Как-то я хотела спросить, почему отец не пришел к нам, даже не позвонил, когда его выпустили из лагеря, но... что тут спрашивать?
...А я - урод. Мое отношение к Димкиным посланиям ненормально. Это мягко сказано. Если бы я была в него хоть влюблена, было бы понятно, но сходить с ума, когда утром в почте ничего нет, злиться на ни в чем не повинную (и незнакомую мне) его... эту?! Ясно: крыша тю-тю... Правы Рут и отец: мне, как у них тут повально принято, нужно обязательно встретиться с их психоаналитиком. Решено - а кому охота становиться тормозом? Мы к нему заедем перед тем, как лететь в Северную Каролину. Улетаем мы из Лос-Анджелеса, остановимся там на день, и тогда Рут, во-первых, отвезет меня к своему парикмахеру, что о-очень important, а во-вторых, мы посетим психврача. Это здесь считается таким же обычным делом, как время от времени показывать дантисту даже здоровые зубы. Мыша посещает своего Фрейда (кстати, его фамилия Фейман), даже если у него просто долго держится дурное настроение или необъяснимая тревога.
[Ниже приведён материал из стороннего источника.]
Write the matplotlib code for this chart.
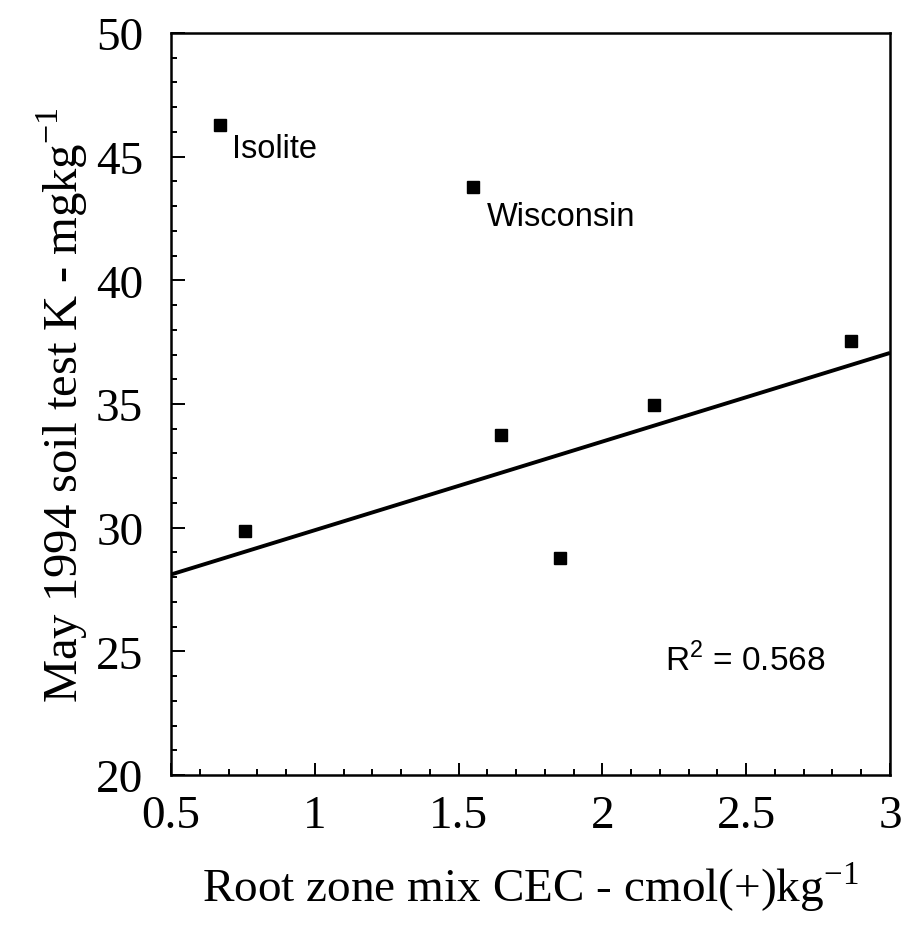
import matplotlib
matplotlib.use("Agg")
import matplotlib.pyplot as plt
import numpy as np
from matplotlib.ticker import MultipleLocator

# Data
cec = [0.67, 0.757, 1.549, 1.647, 1.853, 2.178, 2.866]
soil_k = [46.28, 29.87, 43.76, 33.76, 28.77, 34.96, 37.54]
names = ["Isolite", "", "Wisconsin", "", "", "", ""]
r2_text = "0.568"

plt.rcParams['mathtext.fontset'] = 'custom'
plt.rcParams['mathtext.rm'] = 'Liberation Serif'
plt.rcParams['mathtext.sf'] = 'Liberation Sans'

serif = 'Liberation Serif'
sans = 'Liberation Sans'

fig = plt.figure(figsize=(9.03, 9.28), dpi=100)
ax = fig.add_axes([0.1894, 0.1638, 0.7962, 0.7996])

ax.plot(cec, soil_k, 's', color='black', markersize=8)

# regression line fitted without the two labelled mixes
fit_x = np.array([c for c, n in zip(cec, names) if n == ""])
fit_y = np.array([k for k, n in zip(soil_k, names) if n == ""])
slope, intercept = np.polyfit(fit_x, fit_y, 1)
xs = np.array([0.5, 3.0])
ax.plot(xs, slope * xs + intercept, color='black', lw=2.8, solid_capstyle='butt')

# labels next to points
offsets = {"Isolite": (9, -17), "Wisconsin": (10, -21)}
for x, y, n in zip(cec, soil_k, names):
    if n:
        ax.annotate(n, (x, y), xytext=offsets[n], textcoords='offset points',
                    ha='left', va='center', fontsize=23.5, family=sans)

ax.text(0.687, 0.156, r"R$^{\mathsf{2}}$ = " + r2_text, transform=ax.transAxes,
        ha='left', va='center', fontsize=24, family=sans)

ax.set_xlim(0.5, 3)
ax.set_ylim(20, 50)
ax.xaxis.set_major_locator(MultipleLocator(0.5))
ax.xaxis.set_minor_locator(MultipleLocator(0.1))
ax.yaxis.set_major_locator(MultipleLocator(5))
ax.yaxis.set_minor_locator(MultipleLocator(1))
ax.set_xticks([0.5, 1, 1.5, 2, 2.5, 3])
ax.set_xticklabels(["0.5", "1", "1.5", "2", "2.5", "3"])

ax.tick_params(axis='both', which='both', direction='in', top=False, right=False,
               width=1.4, labelsize=34)
ax.tick_params(axis='x', which='major', length=9, pad=14)
ax.tick_params(axis='x', which='minor', length=4)
ax.tick_params(axis='y', which='major', length=10, pad=20)
ax.tick_params(axis='y', which='minor', length=4.5)
for lab in ax.get_xticklabels() + ax.get_yticklabels():
    lab.set_family(serif)

for sp in ax.spines.values():
    sp.set_linewidth(1.8)

ax.set_xlabel(r"Root zone mix CEC - cmol(+)kg$^{\mathrm{-1}}$", fontsize=34,
              family=serif, labelpad=16)
ax.set_ylabel(r"May 1994 soil test K - mgkg$^{\mathrm{-1}}$", fontsize=35,
              family=serif, labelpad=4)

fig.savefig("out.png", dpi=100)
Ха и еще раз - ха. У нас на родине плохое настроение, даже если оно вполне сносное, должно быть у всех - считается хорошим тоном сказать, что - ужасное, хуже некуда, где бутылка? Мода такая..."
* * *
В воскресенье вечером Владимир с матерью приехали с дачи. Электричкой. Он тащил сумки, - по дороге заходили в магазины. Дома, едва переступив порог, мать оголтело взялась за веник, потом готовила Владимиру обед на неделю - как же, ребенок живет один!